╭──
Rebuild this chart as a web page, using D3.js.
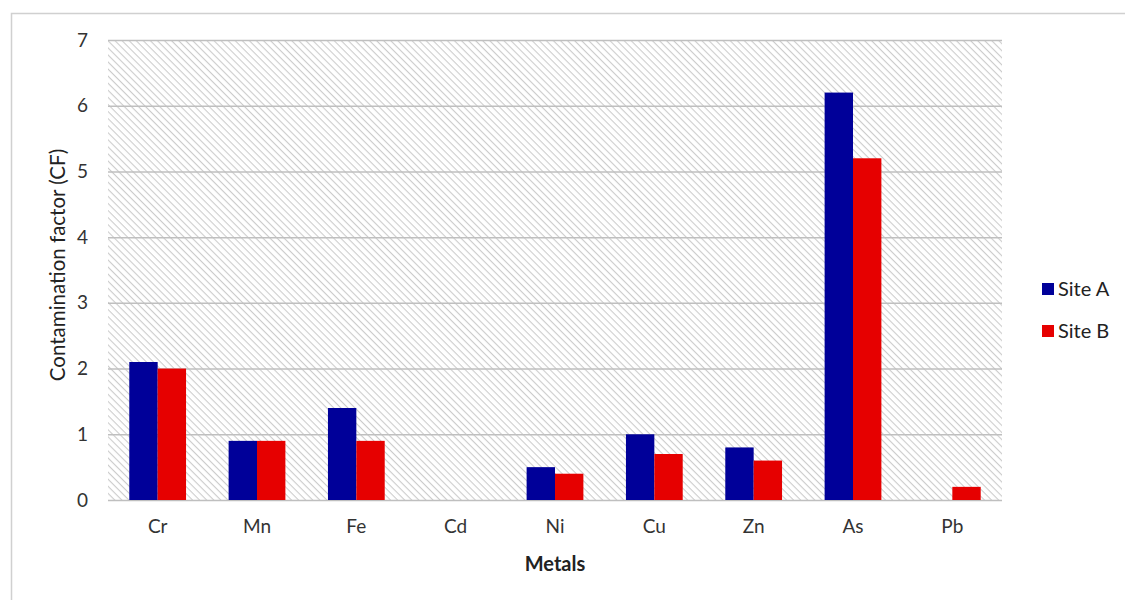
<!DOCTYPE html>
<meta charset="utf-8">
<title>Contamination factor</title>
<style>
body { margin: 0; background: #fff; }
svg { font-family: Lato, "Open Sans", sans-serif; }
.grid line { stroke: #bfbfbf; stroke-width: 1.5; }
.grid path { display: none; }
.axis path, .axis line { display: none; }
.axis text { fill: #333; font-size: 19px; font-family: Lato, "Open Sans", sans-serif; }
</style>
<svg width="1125" height="600"></svg>
<script src="https://d3js.org/d3.v7.min.js"></script>
<script>

var metals = ["Cr", "Mn", "Fe", "Cd", "Ni", "Cu", "Zn", "As", "Pb"];
var siteA = [2.1, 0.9, 1.4, 0, 0.5, 1.0, 0.8, 6.2, 0];
var siteB = [2.0, 0.9, 0.9, 0, 0.4, 0.7, 0.6, 5.2, 0.2];
var seriesNames = ["Site A", "Site B"];
var seriesColors = ["#000099", "#e60000"];
var yTicks = [0, 1, 2, 3, 4, 5, 6, 7];

var svg = d3.select("svg"),
    margin = {top: 40, right: 123, bottom: 100, left: 108},
    width = +svg.attr("width") - margin.left - margin.right,
    height = +svg.attr("height") - margin.top - margin.bottom;

// outer chart frame (only top/left visible in the picture)
svg.append("rect")
    .attr("x", 11.5).attr("y", 13.5)
    .attr("width", 1200).attr("height", 700)
    .attr("fill", "none").attr("stroke", "#d0d0d0").attr("stroke-width", 1.5);

var defs = svg.append("defs");
var pat = defs.append("pattern")
    .attr("id", "hatch")
    .attr("patternUnits", "userSpaceOnUse")
    .attr("width", 5).attr("height", 5)
    .attr("patternTransform", "rotate(45)");
pat.append("rect").attr("width", 5).attr("height", 5).attr("fill", "#ffffff");
pat.append("line")
    .attr("x1", 0).attr("y1", 0).attr("x2", 5).attr("y2", 0)
    .attr("stroke", "#cccccc").attr("stroke-width", 2.2);

var x0 = d3.scaleBand().domain(metals).range([0, width]);
var y = d3.scaleLinear().domain([0, 7]).range([height, 0]);

var g = svg.append("g")
    .attr("transform", "translate(" + margin.left + "," + margin.top + ")");

g.append("rect")
    .attr("width", width).attr("height", height)
    .attr("fill", "url(#hatch)");

g.append("g")
    .attr("class", "grid")
    .call(d3.axisLeft(y).tickValues(yTicks).tickSize(-width).tickFormat(""));

var band = x0.bandwidth();
var barW = band / 3.5;   // gap width 150%
var x1 = d3.scaleBand().domain(seriesNames).range([band / 2 - barW, band / 2 + barW]);

var rows = metals.map(function(m, i) {
  return {metal: m, values: [siteA[i], siteB[i]]};
});

var grp = g.selectAll(".metal")
    .data(rows)
    .enter().append("g")
    .attr("class", "metal")
    .attr("transform", function(d) { return "translate(" + x0(d.metal) + ",0)"; });

grp.selectAll("rect")
    .data(function(d) { return d.values.map(function(v, j) { return {s: seriesNames[j], v: v, c: seriesColors[j]}; }); })
    .enter().append("rect")
    .attr("x", function(d) { return x1(d.s); })
    .attr("width", x1.bandwidth())
    .attr("y", function(d) { return y(d.v); })
    .attr("height", function(d) { return height - y(d.v); })
    .attr("fill", function(d) { return d.c; });

g.append("g")
    .attr("class", "axis")
    .attr("transform", "translate(0," + height + ")")
    .call(d3.axisBottom(x0).tickSize(0).tickPadding(20));

g.append("g")
    .attr("class", "axis")
    .call(d3.axisLeft(y).tickValues(yTicks).tickFormat(d3.format("d")).tickSize(0).tickPadding(20));

svg.append("text")
    .attr("x", margin.left + width / 2)
    .attr("y", 571)
    .attr("text-anchor", "middle")
    .attr("font-weight", "bold")
    .attr("font-size", 20)
    .attr("fill", "#222")
    .text("Metals");

svg.append("text")
    .attr("transform", "translate(65," + (margin.top + height / 2 - 5) + ") rotate(-90)")
    .attr("text-anchor", "middle")
    .attr("font-size", 20.5)
    .attr("fill", "#222")
    .text("Contamination factor (CF)");

var legend = svg.append("g").attr("transform", "translate(1042,283)");
var li = legend.selectAll("g")
    .data(seriesNames)
    .enter().append("g")
    .attr("transform", function(d, i) { return "translate(0," + (i * 42) + ")"; });
li.append("rect")
    .attr("width", 12).attr("height", 12)
    .attr("fill", function(d, i) { return seriesColors[i]; });
li.append("text")
    .attr("x", 16).attr("y", 13)
    .attr("font-size", 20)
    .attr("fill", "#222")
    .text(function(d) { return d; });

</script>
╰──
- Short task -
Reproduce each line exactly as it appears, omitting the pictures.

- Exercise answer -
Rebuild this chart as a web page, using D3.js.
<!DOCTYPE html>
<meta charset="utf-8">
<title>Contamination factor</title>
<style>
body { margin: 0; background: #fff; }
svg { font-family: Lato, "Open Sans", sans-serif; }
.grid line { stroke: #bfbfbf; stroke-width: 1.5; }
.grid path { display: none; }
.axis path, .axis line { display: none; }
.axis text { fill: #333; font-size: 19px; font-family: Lato, "Open Sans", sans-serif; }
</style>
<svg width="1125" height="600"></svg>
<script src="https://d3js.org/d3.v7.min.js"></script>
<script>

var metals = ["Cr", "Mn", "Fe", "Cd", "Ni", "Cu", "Zn", "As", "Pb"];
var siteA = [2.1, 0.9, 1.4, 0, 0.5, 1.0, 0.8, 6.2, 0];
var siteB = [2.0, 0.9, 0.9, 0, 0.4, 0.7, 0.6, 5.2, 0.2];
var seriesNames = ["Site A", "Site B"];
var seriesColors = ["#000099", "#e60000"];
var yTicks = [0, 1, 2, 3, 4, 5, 6, 7];

var svg = d3.select("svg"),
    margin = {top: 40, right: 123, bottom: 100, left: 108},
    width = +svg.attr("width") - margin.left - margin.right,
    height = +svg.attr("height") - margin.top - margin.bottom;

// outer chart frame (only top/left visible in the picture)
svg.append("rect")
    .attr("x", 11.5).attr("y", 13.5)
    .attr("width", 1200).attr("height", 700)
    .attr("fill", "none").attr("stroke", "#d0d0d0").attr("stroke-width", 1.5);

var defs = svg.append("defs");
var pat = defs.append("pattern")
    .attr("id", "hatch")
    .attr("patternUnits", "userSpaceOnUse")
    .attr("width", 5).attr("height", 5)
    .attr("patternTransform", "rotate(45)");
pat.append("rect").attr("width", 5).attr("height", 5).attr("fill", "#ffffff");
pat.append("line")
    .attr("x1", 0).attr("y1", 0).attr("x2", 5).attr("y2", 0)
    .attr("stroke", "#cccccc").attr("stroke-width", 2.2);

var x0 = d3.scaleBand().domain(metals).range([0, width]);
var y = d3.scaleLinear().domain([0, 7]).range([height, 0]);

var g = svg.append("g")
    .attr("transform", "translate(" + margin.left + "," + margin.top + ")");

g.append("rect")
    .attr("width", width).attr("height", height)
    .attr("fill", "url(#hatch)");

g.append("g")
    .attr("class", "grid")
    .call(d3.axisLeft(y).tickValues(yTicks).tickSize(-width).tickFormat(""));

var band = x0.bandwidth();
var barW = band / 3.5;   // gap width 150%
var x1 = d3.scaleBand().domain(seriesNames).range([band / 2 - barW, band / 2 + barW]);

var rows = metals.map(function(m, i) {
  return {metal: m, values: [siteA[i], siteB[i]]};
});

var grp = g.selectAll(".metal")
    .data(rows)
    .enter().append("g")
    .attr("class", "metal")
    .attr("transform", function(d) { return "translate(" + x0(d.metal) + ",0)"; });

grp.selectAll("rect")
    .data(function(d) { return d.values.map(function(v, j) { return {s: seriesNames[j], v: v, c: seriesColors[j]}; }); })
    .enter().append("rect")
    .attr("x", function(d) { return x1(d.s); })
    .attr("width", x1.bandwidth())
    .attr("y", function(d) { return y(d.v); })
    .attr("height", function(d) { return height - y(d.v); })
    .attr("fill", function(d) { return d.c; });

g.append("g")
    .attr("class", "axis")
    .attr("transform", "translate(0," + height + ")")
    .call(d3.axisBottom(x0).tickSize(0).tickPadding(20));

g.append("g")
    .attr("class", "axis")
    .call(d3.axisLeft(y).tickValues(yTicks).tickFormat(d3.format("d")).tickSize(0).tickPadding(20));

svg.append("text")
    .attr("x", margin.left + width / 2)
    .attr("y", 571)
    .attr("text-anchor", "middle")
    .attr("font-weight", "bold")
    .attr("font-size", 20)
    .attr("fill", "#222")
    .text("Metals");

svg.append("text")
    .attr("transform", "translate(65," + (margin.top + height / 2 - 5) + ") rotate(-90)")
    .attr("text-anchor", "middle")
    .attr("font-size", 20.5)
    .attr("fill", "#222")
    .text("Contamination factor (CF)");

var legend = svg.append("g").attr("transform", "translate(1042,283)");
var li = legend.selectAll("g")
    .data(seriesNames)
    .enter().append("g")
    .attr("transform", function(d, i) { return "translate(0," + (i * 42) + ")"; });
li.append("rect")
    .attr("width", 12).attr("height", 12)
    .attr("fill", function(d, i) { return seriesColors[i]; });
li.append("text")
    .attr("x", 16).attr("y", 13)
    .attr("font-size", 20)
    .attr("fill", "#222")
    .text(function(d) { return d; });

</script>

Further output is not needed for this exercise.